Now suppose you read this instead:

"Managed a team of five that selected and implemented a new customer service tracking system that reduced lost sales for the company by $1.5M in the first year."

You're hired! No, probably not just because of that, but that second statement does two critical things:

It tells enough of the story that an interviewer can ask you for more details about this significant accomplishment.
It stands out from all the other resumes containing statements like the first one, because it talks about what your employer really cares about - MONEY.

Employers aren't mean old scrooges. Well, most aren't. But without profit (or without breaking even for a non-profit), there's no business, which means no jobs.

If you quantify your experience, you absolutely vault over your competition.

You see, non-quantified experience says you showed up, did some stuff, and drew a paycheck. Not exciting, and unlikely to get the job if somebody else quantifies his experience.

Why?

Quantified experience says you didn't just take, you GAVE, and in a significant way.

Then it's on to talking about benefits and dcor for your office.

Quantify your experience whenever you can. It's not as hard as you might think. Just remember that three things count as quantifiers:

Dollars you added to the bottom line
Time you saved the company
Any other numbers that add to the "he uses numbers" impression

Money is, of course, money. That's a no-brainer. If you initiated and spearheaded a project that increased corporate profits (or departmental profits, or office profits, or location profits - you get the idea), that's fantastic. Highlight it using real money numbers.

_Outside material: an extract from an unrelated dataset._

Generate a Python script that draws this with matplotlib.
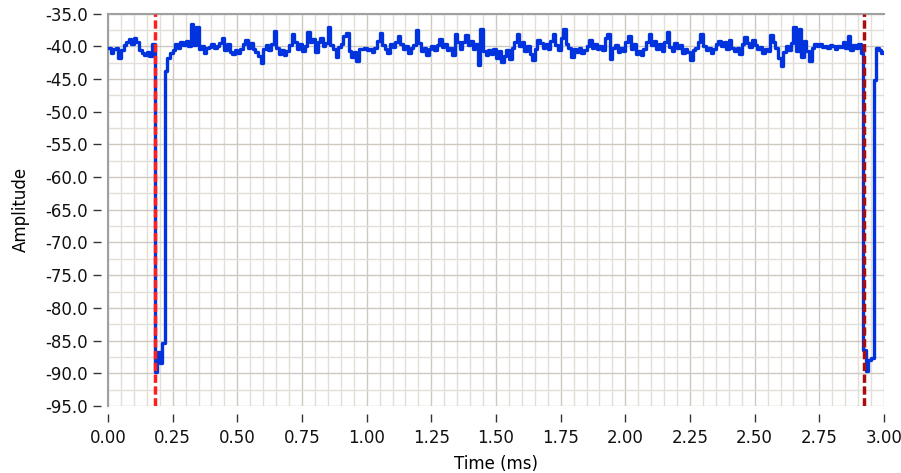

Ask yourself the worth of what you did, from your employer's perspective. Did a particular action save money? That's quantified! Did it bring in more revenue? That's quantified! Did it produce an operational improvement, such as shorter turnaround on customer service requests? That's not quite quantified (in terms of dollars), but it's close! Don't know a dollar amount, but know an improvement percentage? Use it! It's better than nothing.

Quantify whenever you can, and get as close to dollars on the bottom line as you can.

That'll get you rave reviews from your current boss (or a raise!), and will make it easier to get your next job.